What is required
Go through the listing and return every line with "that" in it.

Information given
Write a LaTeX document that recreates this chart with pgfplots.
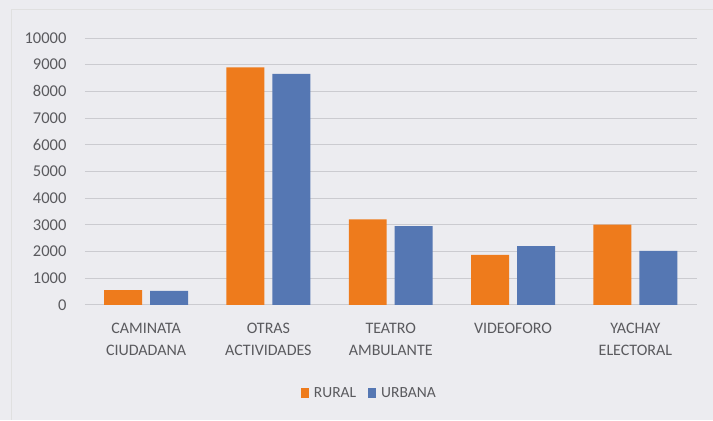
\documentclass[border=0pt]{standalone}
\usepackage{pgfplots}
\pgfplotsset{compat=1.18}
\usepackage{fontspec}
\setmainfont{Carlito}
\definecolor{bg}{HTML}{ECECF0}
\definecolor{rural}{HTML}{EE7B1C}
\definecolor{urbana}{HTML}{5577B3}
\definecolor{txt}{HTML}{5A5A5E}
\definecolor{grid}{HTML}{CBCBD0}
\begin{document}
\begin{tikzpicture}[x=1pt,y=1pt]
\path[fill=bg] (0,0) rectangle (713,420);
\draw[color=black!12,line width=1pt] (12,0) -- (12,410) -- (713,410);
\begin{axis}[
  at={(85pt,115pt)}, anchor=south west,
  scale only axis, width=612pt, height=267pt,
  ymin=0, ymax=10000, ytick distance=1000,
  xmin=-0.5, xmax=4.5,
  xtick={0,1,2,3,4},
  xticklabels={CAMINATA\\CIUDADANA, OTRAS\\ACTIVIDADES, TEATRO\\AMBULANTE, VIDEOFORO, YACHAY\\ELECTORAL},
  xticklabel style={align=center, anchor=north, text=txt, font=\fontsize{16}{22}\selectfont, yshift=-15pt},
  yticklabel style={text=txt, font=\fontsize{16.5}{18}\selectfont, xshift=-15pt},
  /pgf/number format/assume math mode=true,
  /pgf/number format/1000 sep={},
  scaled y ticks=false,
  axis line style={draw=none},
  major tick length=0pt,
  ymajorgrids, grid style={color=grid, line width=0.8pt},
  ybar, bar width=38pt,
  legend style={at={(0.465,-0.295)}, anchor=north, draw=none, fill=none, legend columns=2,
    font=\fontsize{15.5}{18}\selectfont, text=txt,
    /tikz/every even column/.append style={column sep=10pt},
    /tikz/every odd column/.append style={column sep=3pt}},
  legend image code/.code={\fill[#1] (0pt,-5pt) rectangle (8pt,5pt);},
]
\addplot[fill=rural, draw=none, bar shift=-23pt] coordinates {(0,550) (1,8900) (2,3200) (3,1870) (4,3000)};
\addplot[fill=urbana, draw=none, bar shift=23pt] coordinates {(0,520) (1,8650) (2,2950) (3,2200) (4,2020)};
\legend{RURAL, URBANA}
\end{axis}
\end{tikzpicture}
\end{document}
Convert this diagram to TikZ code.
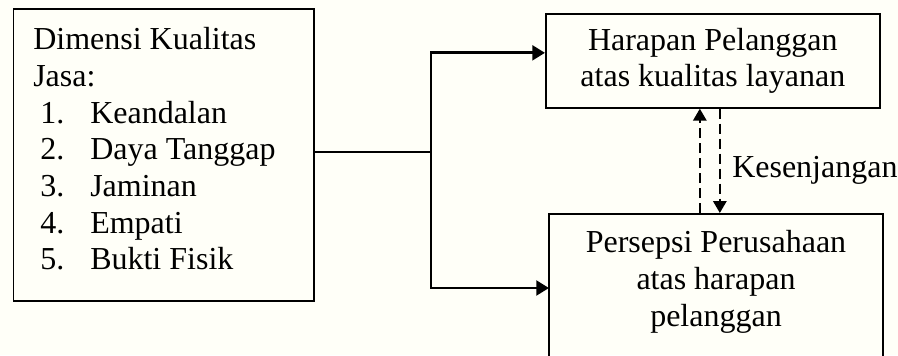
\documentclass[tikz,border=0pt]{standalone}
\usepackage{fontspec}
\setmainfont{Liberation Serif}
\usetikzlibrary{arrows.meta}

\definecolor{kertas}{RGB}{255,255,248}

\newcommand{\butir}[2]{\hspace*{5.25pt}\makebox[37.5pt][l]{#1}#2}

\begin{document}
\begin{tikzpicture}
	[x=0.75pt, y=-0.75pt,
	font=\fontsize{24pt}{27.5pt}\selectfont,
	kotak/.style={draw, black, line width=1.25pt, inner sep=0pt, minimum width=250.5pt},
	teks/.style={inner sep=0pt, align=center},
	garis/.style={black, line width=2.2pt},
	panah/.style={-{Triangle[length=9.5pt, width=11pt]}, black, line width=2.2pt},
	celah/.style={-{Triangle[length=9pt, width=10pt]}, black, line width=1.6pt, dash pattern=on 7.5pt off 3.75pt}]

	% Draw background
	\fill[kertas] (0,0) rectangle (898,355);
	\useasboundingbox (0,0) rectangle (898,355);

	% Create boxes
	\node[kotak, anchor=north west, minimum width=225.4pt, minimum height=219pt] (dimensi) at (12.5,8) {};
	\node[teks, anchor=north west, align=left] (dimensiteks) at (33,27.4)
		{Dimensi Kualitas\\Jasa:\\\butir{1.}{Keandalan}\\\butir{2.}{Daya Tanggap}\\\butir{3.}{Jaminan}\\\butir{4.}{Empati}\\\butir{5.}{Bukti Fisik}};

	\node[kotak, anchor=north west, minimum height=70.5pt, align=center] (harapan) at (545,13)
		{Harapan Pelanggan\\atas kualitas layanan};

	\node[kotak, anchor=north, minimum height=114pt] (persepsi) at (716,213) {};
	\node[teks] (persepsiteks) at (716,282) {Persepsi Perusahaan\\atas harapan\\pelanggan};

	% Draw connectors
	\coordinate (cabang) at (431,152);
	\coordinate (masukbawah) at (549,288);

	\draw[garis] (dimensi.east |- cabang) -- (cabang);
	\draw[panah] (cabang) |- ([yshift=6pt]harapan.west);
	\draw[panah] (cabang) |- (masukbawah);

	% Draw gap arrows
	\draw[celah] ([xshift=-9.75pt]harapan.south |- persepsi.north) -- ([xshift=-9.75pt]harapan.south);
	\draw[celah] ([xshift=5.25pt]harapan.south) -- ([xshift=5.25pt]harapan.south |- persepsi.north);

	\node[teks, anchor=base west] (kesenjangan) at (732,177) {Kesenjangan};

\end{tikzpicture}
\end{document}
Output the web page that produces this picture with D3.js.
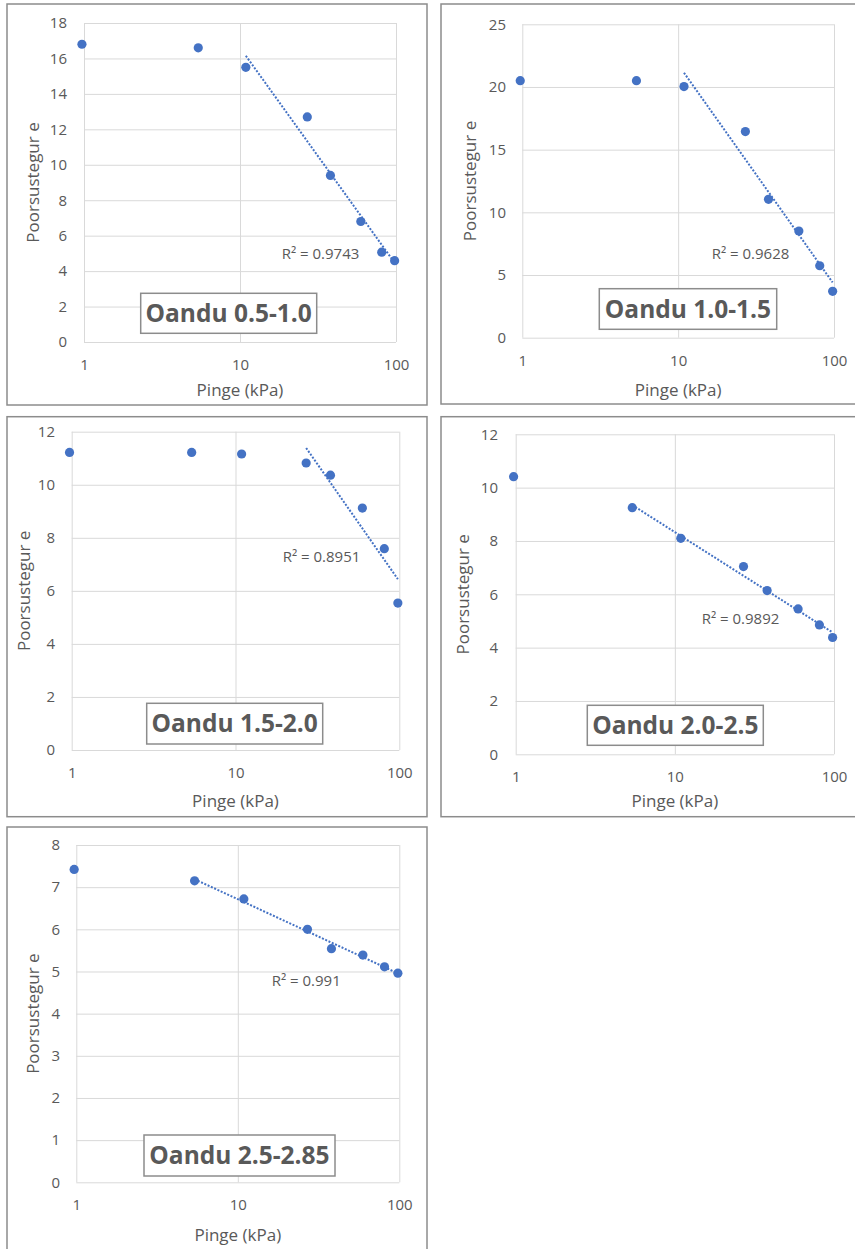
<!DOCTYPE html>
<html>
<head>
<meta charset="utf-8">
<script src="https://cdn.jsdelivr.net/npm/d3@7"></script>
<style>
  body { margin: 0; background: #fff; }
  text { font-family: 'Open Sans', sans-serif; fill: #595959; }
</style>
</head>
<body>
<svg id="canvas"></svg>
<script>
// pressure steps (kPa), same for every sample
let pinge = [0.97, 5.4, 10.9, 27, 38, 59.5, 81, 98]

// void ratio e for each depth interval
let oandu1 = [16.8, 16.6, 15.5, 12.7, 9.4, 6.8, 5.07, 4.59]
let oandu2 = [20.5, 20.5, 20.03, 16.44, 11.04, 8.51, 5.74, 3.70]
let oandu3 = [11.22, 11.22, 11.16, 10.82, 10.36, 9.12, 7.59, 5.54]
let oandu4 = [10.41, 9.25, 8.1, 7.04, 6.14, 5.45, 4.85, 4.38]
let oandu5 = [7.42, 7.15, 6.72, 6.0, 5.54, 5.39, 5.11, 4.96]

let names = ['Oandu 0.5-1.0', 'Oandu 1.0-1.5', 'Oandu 1.5-2.0', 'Oandu 2.0-2.5', 'Oandu 2.5-2.85']
let r2Labels = ['R² = 0.9743', 'R² = 0.9628', 'R² = 0.8951', 'R² = 0.9892', 'R² = 0.991']
// first point index used for the trendline
let trendStart = [2, 2, 3, 1, 1]
let yMax = [18, 25, 12, 12, 8]
let yStep = [2, 5, 2, 2, 1]
let xTicks = [1, 10, 100]

let series = [oandu1, oandu2, oandu3, oandu4, oandu5]

let width = 855
let height = 1249
let blue = '#4472C4'

// layout of each panel (box, plot area, label spots)
let layout = [
    {box: [7, 4, 420, 401], l: 84, r: 396, t: 23, b: 342, tickR: 67, yLab: 33, tickY: 365, titleY: 390,
     nameBox: [140.7, 293.3, 176, 40], r2: [281.7, 254]},
    {box: [441, 4, 430, 400], l: 522.3, r: 834, t: 24.3, b: 337.7, tickR: 506, yLab: 470, tickY: 361, titleY: 390,
     nameBox: [599.3, 288.7, 177.4, 40.6], r2: [711.7, 254]},
    {box: [7, 416.7, 420, 400], l: 71.7, r: 399.3, t: 431.7, b: 750, tickR: 55, yLab: 24, tickY: 772.7, titleY: 800.7,
     nameBox: [146.7, 703.3, 176, 40.7], r2: [282.7, 556.7]},
    {box: [441, 416.7, 430, 400], l: 515.7, r: 834, t: 434.3, b: 754.3, tickR: 498, yLab: 463, tickY: 776.7, titleY: 800.7,
     nameBox: [587.3, 705.3, 176, 40], r2: [701.7, 618.3]},
    {box: [7, 827, 420, 440], l: 76.3, r: 399.3, t: 845, b: 1182.3, tickR: 60, yLab: 33, tickY: 1205, titleY: 1235,
     nameBox: [144, 1135, 191, 41], r2: [271.7, 980.7]}
]

let svg = d3.select('#canvas')
    .attr('width', width)
    .attr('height', height)

// logarithmic trendline y = a*ln(x) + b, same as excel
let logFit = (xs, ys) => {
    let lx = xs.map(v => Math.log(v))
    let mx = d3.mean(lx)
    let my = d3.mean(ys)
    let sxy = d3.sum(lx, (v, i) => (v - mx) * (ys[i] - my))
    let sxx = d3.sum(lx, v => (v - mx) * (v - mx))
    let a = sxy / sxx
    return x => a * Math.log(x) + (my - a * mx)
}

let drawPanel = (idx) => {
    let L = layout[idx]
    let values = series[idx]
    let g = svg.append('g')

    g.append('rect')
        .attr('x', L.box[0])
        .attr('y', L.box[1])
        .attr('width', L.box[2])
        .attr('height', L.box[3])
        .attr('fill', 'none')
        .attr('stroke', '#8c8c8c')
        .attr('stroke-width', 1.5)

    let xScale = d3.scaleLog()
        .domain([1, 100])
        .range([L.l, L.r])

    let yScale = d3.scaleLinear()
        .domain([0, yMax[idx]])
        .range([L.b, L.t])

    let yTicks = d3.range(0, yMax[idx] + 0.001, yStep[idx])

    // gridlines
    g.append('g')
        .attr('transform', 'translate(' + L.l + ',0)')
        .call(d3.axisLeft(yScale).tickValues(yTicks).tickSize(-(L.r - L.l)).tickFormat(''))
        .call(a => a.select('.domain').remove())
        .call(a => a.selectAll('line').attr('stroke', '#d9d9d9'))

    g.append('g')
        .attr('transform', 'translate(0,' + L.b + ')')
        .call(d3.axisBottom(xScale).tickValues(xTicks).tickSize(-(L.b - L.t)).tickFormat(''))
        .call(a => a.select('.domain').remove())
        .call(a => a.selectAll('line').attr('stroke', '#d9d9d9'))

    // tick labels
    g.append('g')
        .attr('transform', 'translate(' + L.l + ',0)')
        .call(d3.axisLeft(yScale).tickValues(yTicks).tickSize(0).tickPadding(L.l - L.tickR))
        .call(a => a.select('.domain').remove())
        .call(a => a.selectAll('text').style('font-size', '15px').attr('fill', '#595959')
            .style('font-family', "'Open Sans', sans-serif"))

    g.append('g')
        .attr('transform', 'translate(0,' + L.b + ')')
        .call(d3.axisBottom(xScale).tickValues(xTicks).tickFormat(d3.format('d')).tickSize(0)
            .tickPadding(L.tickY - L.b - 5.3))
        .call(a => a.select('.domain').remove())
        .call(a => a.selectAll('text').style('font-size', '15px').attr('fill', '#595959')
            .style('font-family', "'Open Sans', sans-serif"))

    // axis titles
    g.append('text')
        .attr('x', (L.l + L.r) / 2)
        .attr('y', L.titleY)
        .attr('dy', '0.35em')
        .attr('text-anchor', 'middle')
        .style('font-size', '17px')
        .text('Pinge (kPa)')

    g.append('text')
        .attr('transform', 'translate(' + L.yLab + ',' + (L.t + L.b) / 2 + ') rotate(-90)')
        .attr('dy', '0.35em')
        .attr('text-anchor', 'middle')
        .style('font-size', '17px')
        .text('Poorsustegur e')

    // points
    g.selectAll('circle')
        .data(values)
        .enter()
        .append('circle')
        .attr('cx', (d, i) => xScale(pinge[i]))
        .attr('cy', d => yScale(d))
        .attr('r', 4.6)
        .attr('fill', blue)

    // trendline over the later points
    let tx = pinge.slice(trendStart[idx])
    let ty = values.slice(trendStart[idx])
    let fit = logFit(tx, ty)
    let ends = [d3.min(tx), d3.max(tx)]

    g.append('path')
        .datum(ends)
        .attr('d', d3.line().x(d => xScale(d)).y(d => yScale(fit(d))))
        .attr('fill', 'none')
        .attr('stroke', blue)
        .attr('stroke-width', 2)
        .attr('stroke-dasharray', '2 1.6')

    g.append('text')
        .attr('x', L.r2[0])
        .attr('y', L.r2[1])
        .attr('dy', '0.35em')
        .style('font-size', '15px')
        .text(r2Labels[idx])

    // sample name box
    let nb = L.nameBox
    g.append('rect')
        .attr('x', nb[0])
        .attr('y', nb[1])
        .attr('width', nb[2])
        .attr('height', nb[3])
        .attr('fill', '#fff')
        .attr('stroke', '#8c8c8c')
        .attr('stroke-width', 1.5)

    g.append('text')
        .attr('x', nb[0] + nb[2] / 2)
        .attr('y', nb[1] + nb[3] / 2)
        .attr('dy', '0.36em')
        .attr('text-anchor', 'middle')
        .style('font-size', '24.5px')
        .style('font-weight', 'bold')
        .text(names[idx])
}

series.forEach((s, i) => drawPanel(i))
</script>
</body>
</html>
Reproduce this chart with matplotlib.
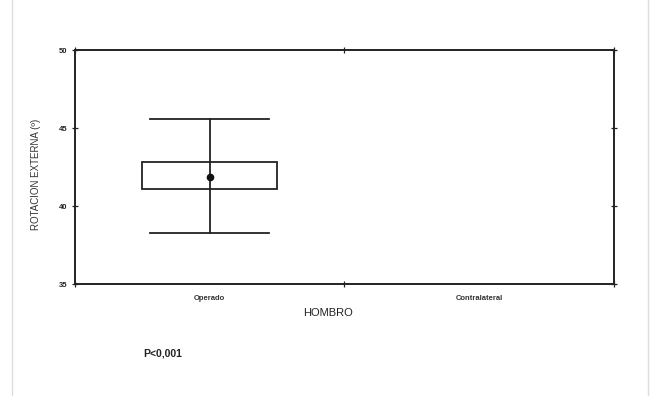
import matplotlib
matplotlib.use("Agg")
import matplotlib.pyplot as plt
from matplotlib.patches import Rectangle

plt.rcParams['font.family'] = ['Liberation Sans', 'DejaVu Sans']

# values
groups = ["Operado", "Contralateral"]
means = [41.85, None]
box_low = [41.1, None]
box_high = [42.85, None]
whisk_low = [38.3, None]
whisk_high = [45.6, None]
positions = [1, 3]

fig = plt.figure(figsize=(6.56, 3.96), dpi=100)
ax = fig.add_axes([0.1143, 0.2828, 0.8217, 0.5909])

for pos, m, lo, hi, wl, wh in zip(positions, means, box_low, box_high, whisk_low, whisk_high):
    if m is None:
        continue
    ax.add_patch(Rectangle((pos - 0.5, lo), 1.0, hi - lo, fill=False,
                           edgecolor="#222222", linewidth=1.3))
    ax.plot([pos, pos], [wl, wh], color="#222222", linewidth=1.3)
    ax.plot([pos - 0.44, pos + 0.44], [wh, wh], color="#222222", linewidth=1.3)
    ax.plot([pos - 0.44, pos + 0.44], [wl, wl], color="#222222", linewidth=1.3)
    ax.plot(pos, m, "o", color="#111111", markersize=4.5)

ax.set_xlim(0, 4)
ax.set_ylim(35, 50)
ax.set_yticks([35, 40, 45, 50])
ax.set_xticks([0, 2, 4])
ax.set_xticklabels([])
for pos, g in zip(positions, groups):
    ax.text(pos, -0.045, g, transform=ax.get_xaxis_transform(), ha="center",
            va="top", fontsize=5.5, fontweight="bold", color="#333333")

ax.tick_params(axis="both", direction="inout", length=4, width=0.9,
               labelsize=5.5, colors="#222222", top=True, right=True)
for lbl in ax.get_yticklabels():
    lbl.set_fontweight("bold")
for s in ax.spines.values():
    s.set_linewidth(1.4)
    s.set_color("#222222")

ax.set_ylabel("ROTACION EXTERNA (º)", fontsize=7, color="#333333")
ax.yaxis.set_label_coords(-0.063, 0.47)
fig.text(0.5, 1 - 313 / 396, "HOMBRO", ha="center", va="center",
         fontsize=8, color="#222222")
fig.text(0.218, 1 - 353 / 396, "P<0,001", ha="left", va="center",
         fontsize=7.5, fontweight="bold", color="#222222")

# faint page edges of the scan
fig.add_artist(plt.Line2D([0.018, 0.018], [0, 1], color="#dddddd", linewidth=1))
fig.add_artist(plt.Line2D([0.988, 0.988], [0, 1], color="#dddddd", linewidth=1))

fig.savefig("out.png", dpi=100)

Response to this task
Write a LaTeX document that recreates this chart with pgfplots.
Output the web page that produces this picture with D3.js.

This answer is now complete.